Prosecutor Dan Hampton has organized the Kosciusko Major Crimes Task Force that will include Josh Spangle of the Kosciusko County Sheriff’s Department, Jamie de la Fuente and Jeff Ticknor of the Warsaw Police Department, Joe Denton of the Syracuse Police Department, and Mike Foster of Winona Lake Police Department. The men have already completed specialized crime scene evidence collection training and, by mid-September, the KMC Task Force will be operational.
Hampton says the participating law enforcement agencies combined resources for the task force which will provide “better time-management for law enforcement investigations. It allows patrol officers and detectives to remain on their assigned duties while trained specialists collect the evidence at major crime scenes.”
The standard operating procedures for the task force will require it to be run under the umbrella of the prosecutor’s office and will have each member serving as a supervisor on a rotating basis. If a major crime occurs in Syracuse and one of the Warsaw Police Officers is the supervisor at that time, the officer will have his squad car at the scene.

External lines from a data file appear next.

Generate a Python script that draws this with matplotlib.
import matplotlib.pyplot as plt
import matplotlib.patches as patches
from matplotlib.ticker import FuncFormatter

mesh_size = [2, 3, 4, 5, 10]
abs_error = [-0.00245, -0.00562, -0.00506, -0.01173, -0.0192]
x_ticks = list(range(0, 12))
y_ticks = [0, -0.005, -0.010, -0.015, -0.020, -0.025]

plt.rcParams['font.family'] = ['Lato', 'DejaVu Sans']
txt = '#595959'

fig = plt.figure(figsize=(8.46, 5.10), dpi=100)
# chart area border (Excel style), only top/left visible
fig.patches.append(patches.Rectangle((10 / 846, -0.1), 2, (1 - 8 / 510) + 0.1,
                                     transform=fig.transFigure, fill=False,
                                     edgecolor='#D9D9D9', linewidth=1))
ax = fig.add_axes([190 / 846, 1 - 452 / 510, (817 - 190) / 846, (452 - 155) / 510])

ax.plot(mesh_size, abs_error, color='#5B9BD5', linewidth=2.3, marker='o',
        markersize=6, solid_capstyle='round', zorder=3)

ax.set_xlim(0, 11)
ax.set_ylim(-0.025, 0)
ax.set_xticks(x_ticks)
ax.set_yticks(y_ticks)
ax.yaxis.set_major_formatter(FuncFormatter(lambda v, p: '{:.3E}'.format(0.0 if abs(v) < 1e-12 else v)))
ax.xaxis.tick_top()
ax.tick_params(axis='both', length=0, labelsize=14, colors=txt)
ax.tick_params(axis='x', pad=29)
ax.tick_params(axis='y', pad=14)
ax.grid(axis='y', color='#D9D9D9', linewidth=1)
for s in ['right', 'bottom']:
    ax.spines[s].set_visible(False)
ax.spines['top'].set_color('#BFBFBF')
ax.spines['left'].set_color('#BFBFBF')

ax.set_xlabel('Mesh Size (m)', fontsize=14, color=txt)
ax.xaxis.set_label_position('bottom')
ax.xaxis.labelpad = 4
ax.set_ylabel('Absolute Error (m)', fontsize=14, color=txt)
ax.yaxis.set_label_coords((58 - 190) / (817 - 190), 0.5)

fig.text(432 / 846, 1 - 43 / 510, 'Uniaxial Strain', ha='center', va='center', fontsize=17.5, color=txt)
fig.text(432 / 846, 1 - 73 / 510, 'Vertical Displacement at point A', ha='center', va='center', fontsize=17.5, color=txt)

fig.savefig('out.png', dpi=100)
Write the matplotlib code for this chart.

It will be up to the supervisor to determine if the involvement of the entire task force is needed.
Among the crimes the KMC Task Force will be called to investigate will include homicides and other death investigations, suicides, robberies, rapes, fire scenes, batteries with serious bodily injury, child abuse and burglaries. It may also be called to assist the Kosciusko Fatal Accident Crash Team or medical examiners with autopsies. The task force officers are also trained to process searches of vehicles, computer-related crimes and certain types of drug cases.

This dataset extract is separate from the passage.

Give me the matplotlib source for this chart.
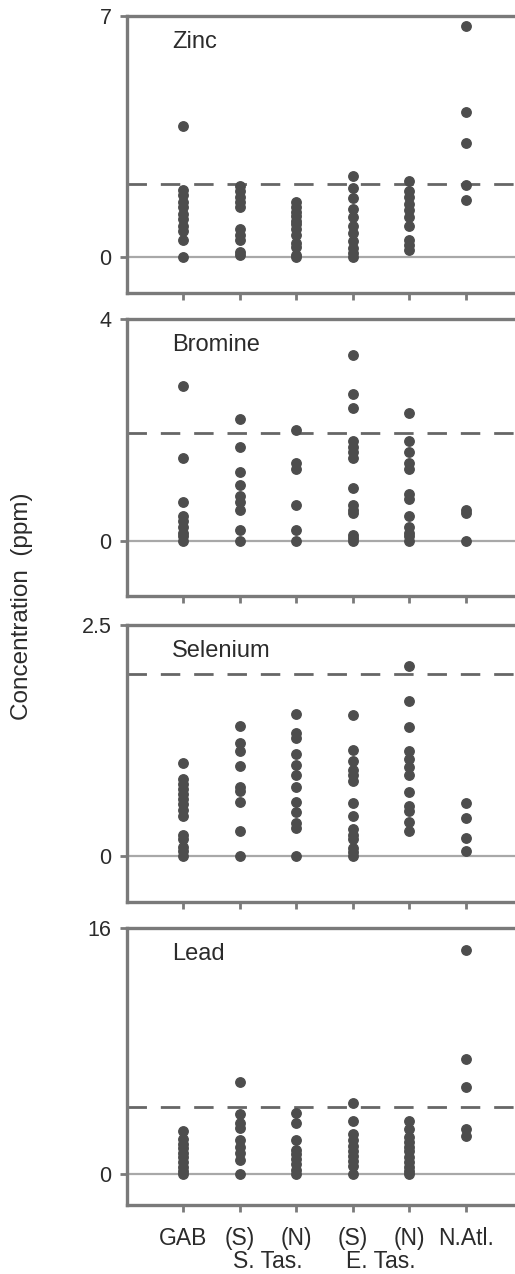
import matplotlib
matplotlib.use("Agg")
import matplotlib.pyplot as plt

plt.rcParams['font.family'] = ['Liberation Sans', 'DejaVu Sans']

# sampling sites along the x axis
sites = ["GAB", "(S)", "(N)", "(S)", "(N)", "N.Atl."]
regions = ["S. Tas.", "E. Tas."]
region_pos = [2.5, 4.5]

elements = ["Zinc", "Bromine", "Selenium", "Lead"]
ytop = [7, 4, 2.5, 16]
ybottom = [-1.05, -1.0, -0.5, -2.0]
guide = [2.12, 1.95, 1.97, 4.4]  # dashed reference level

# concentration (ppm), one list per site
zinc = [
    [3.8, 1.95, 1.8, 1.6, 1.45, 1.25, 1.1, 0.9, 0.75, 0.5, 0.0],
    [2.05, 1.9, 1.75, 1.6, 1.45, 0.8, 0.65, 0.5, 0.15, 0.05],
    [1.6, 1.45, 1.3, 1.2, 1.05, 0.95, 0.8, 0.65, 0.4, 0.3, 0.05, 0.0],
    [2.35, 2.0, 1.7, 1.4, 1.15, 0.9, 0.7, 0.45, 0.25, 0.1, 0.0],
    [2.2, 1.9, 1.75, 1.55, 1.35, 1.15, 0.9, 0.5, 0.35, 0.2],
    [6.7, 4.2, 3.3, 2.1, 1.65],
]
bromine = [
    [2.8, 1.5, 0.7, 0.45, 0.35, 0.25, 0.15, 0.08, 0.0],
    [2.2, 1.7, 1.25, 1.0, 0.8, 0.7, 0.55, 0.2, 0.0],
    [2.0, 1.4, 1.3, 0.65, 0.2, 0.0],
    [3.35, 2.65, 2.4, 1.8, 1.7, 1.6, 1.5, 0.95, 0.65, 0.55, 0.5, 0.1, 0.05, 0.0],
    [2.3, 1.8, 1.6, 1.4, 1.3, 0.85, 0.75, 0.45, 0.25, 0.15, 0.08, 0.0],
    [0.55, 0.5, 0.0],
]
selenium = [
    [1.0, 0.83, 0.78, 0.72, 0.67, 0.61, 0.56, 0.5, 0.43, 0.23, 0.18, 0.1, 0.05, 0.0],
    [1.4, 1.22, 1.14, 0.97, 0.75, 0.7, 0.58, 0.27, 0.0],
    [1.53, 1.33, 1.28, 1.1, 0.98, 0.87, 0.74, 0.58, 0.47, 0.36, 0.3, 0.0],
    [1.52, 1.15, 1.03, 0.93, 0.87, 0.81, 0.57, 0.43, 0.29, 0.23, 0.18, 0.08, 0.04, 0.0],
    [2.05, 1.68, 1.39, 1.14, 1.05, 0.96, 0.87, 0.69, 0.54, 0.49, 0.37, 0.27],
    [0.57, 0.41, 0.19, 0.05],
]
lead = [
    [2.8, 2.3, 2.0, 1.7, 1.4, 1.1, 0.8, 0.5, 0.25, 0.0],
    [6.0, 3.95, 3.35, 3.0, 2.25, 1.8, 1.4, 0.95, 0.0],
    [4.0, 3.35, 2.25, 1.6, 1.3, 1.0, 0.65, 0.3, 0.0],
    [4.65, 3.5, 2.65, 2.25, 1.85, 1.5, 1.2, 0.85, 0.55, 0.0],
    [3.5, 2.95, 2.45, 2.1, 1.8, 1.5, 1.15, 0.8, 0.5, 0.2, 0.0],
    [14.6, 7.5, 5.65, 2.95, 2.5],
]
all_data = [zinc, bromine, selenium, lead]

spine_col = "#7a7a7a"
dot_col = "#4d4d4d"
text_col = "#2b2b2b"

fig = plt.figure(figsize=(5.15, 12.74), dpi=100)

# panel rectangles in figure fraction (left, bottom, width, height)
panel_bottoms = [0.770, 0.532, 0.292, 0.054]
panel_h = 0.2175
left = 0.2466

for i, name in enumerate(elements):
    ax = fig.add_axes([left, panel_bottoms[i], 1.0 - left, panel_h])
    for j, vals in enumerate(all_data[i]):
        ax.plot([j + 1] * len(vals), vals, "o", ms=6.8, color=dot_col,
                mec=dot_col, zorder=3, clip_on=False)
    ax.axhline(0, color="#a8a8a8", lw=1.6, zorder=1)
    ax.axhline(guide[i], color="#666666", lw=2.0, dashes=(7, 5), zorder=2)

    ax.set_xlim(0, 6.87)
    ax.set_ylim(ybottom[i], ytop[i])
    ax.set_yticks([0, ytop[i]])
    ax.set_yticklabels(["0", str(ytop[i])])
    ax.set_xticks(range(1, 7))
    if i == 3:
        ax.set_xticklabels(sites)
    else:
        ax.set_xticklabels([])

    for side in ["left", "top", "bottom"]:
        ax.spines[side].set_color(spine_col)
        ax.spines[side].set_linewidth(2.4)
    ax.spines["right"].set_visible(False)
    ax.tick_params(axis="both", colors=spine_col, width=2, length=5,
                   labelcolor=text_col, labelsize=15.5, pad=6)
    ax.tick_params(axis="x", labelsize=16.5, pad=11)

    ax.text(0.116, 0.945, name, transform=ax.transAxes, fontsize=17,
            color=text_col, va="top", ha="left")

    if i == 3:
        for r, pos in zip(regions, region_pos):
            ax.text(pos, -0.162, r, transform=ax.get_xaxis_transform(),
                    ha="center", va="top", fontsize=16.5, color=text_col)

fig.text(0.043, 0.524, "Concentration  (ppm)", rotation=90, ha="center",
         va="center", fontsize=17.5, color=text_col)

fig.savefig("out.png", dpi=100)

While it’s true that Kosciusko County doesn’t have the crimes that larger areas like Fort Wayne and South Bend have, Hampton said he still expects the KMC Task Force to be called at least once a week. Their services may include detection of latent fingerprints, crime scene photography and/or video, preservation/collection of evidence and crime scene sketching.
The benefit of having a team specifically for major crimes, according to Hampton, is to free up patrol officers and detectives so they are not taken away from their regular duties.

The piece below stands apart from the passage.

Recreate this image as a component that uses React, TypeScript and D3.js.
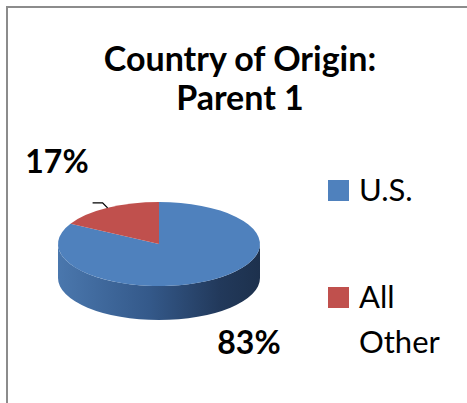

Training of the task force is being done through a pre-trial diversion fund of the prosecutor’s office, but overtime fees or other expenses will be absorbed by the individual departments. However, Hampton said those additional expenses will be controlled by how the task force supervisory roles are established and are rotated.
Hampton assures having a Major Crimes Task Force in a county the size of Kosciusko County is not unusual and probably something that has been needed for the last several years, at least.
A headquarters for the new KMC Task Force will be located in what is now a garage bay at the Warsaw Police Department. The Warsaw Common Council has already been presented a plan for the conversion of the facility that will include an evidence processing room, an office area and an athletic complex that will be separate from the KMC Task Force side and be accessible only to WPD officers.
Hampton said WPD volunteered to remodel the garage bays for the facilities, but he assures the task force space will only be accessible to KMC Task Force members.
Officers who want to become members of the KMC Task Force must simply ask their supervisors if they can be approved to do through training, which is paid through from the prosecutor attorneys office.